I think the terms of Article 9 of the treaty are clear. The Act comes into force the day that the treaty comes into force. As to the specific Rwandan legislation to which the noble and learned Lord refers, I am not able to give a categorical answer from the Dispatch Box.

Will the Minister answer a couple of rather simple questions? Has he read the Rwandan legislation? Does he believe it is in conformity with the treaty?

The answer to the former is that it does not fall to me to read the Rwandan legislation; but, given that decisions are taken collectively by the Government, I can answer the noble Lord’s second question in the affirmative.

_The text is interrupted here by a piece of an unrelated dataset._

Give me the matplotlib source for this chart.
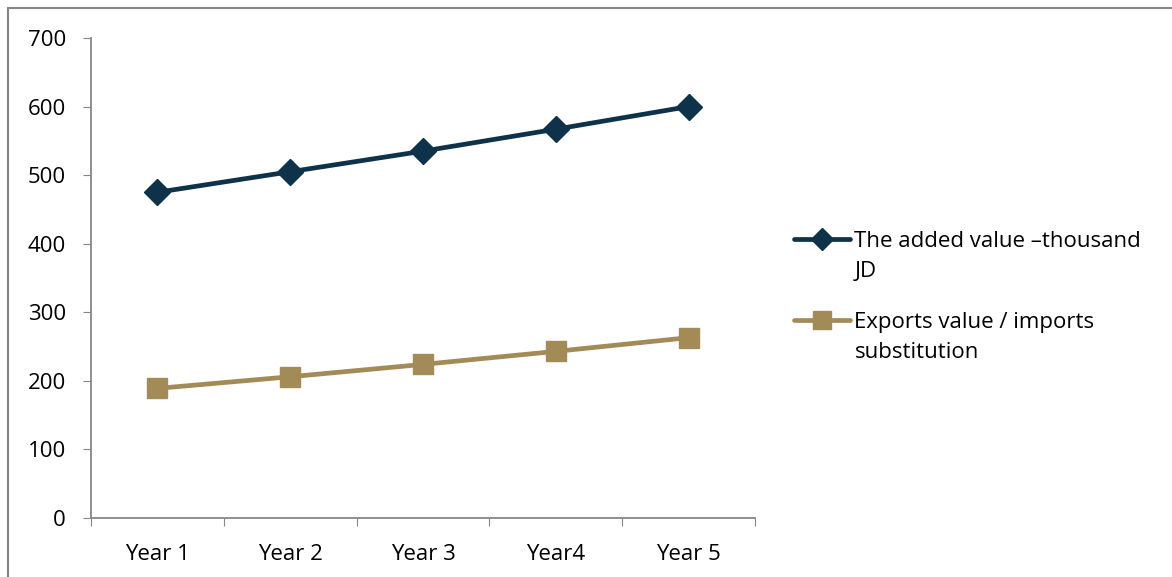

The Advocate-General for Scotland may not be the right person to express a view in relation to Rwandan legislation, but I assume that somebody in the Government has seen a draft of this legislation. Could he indicate who that is and what that person’s opinion is?

My Lords, I will look into that. Presumably, the Foreign, Commonwealth and Development Office will take this matter under its wing. The noble Baroness, Lady Chakrabarti, refers to the Home Office. We will look into that and provide the noble and learned Lord with an answer.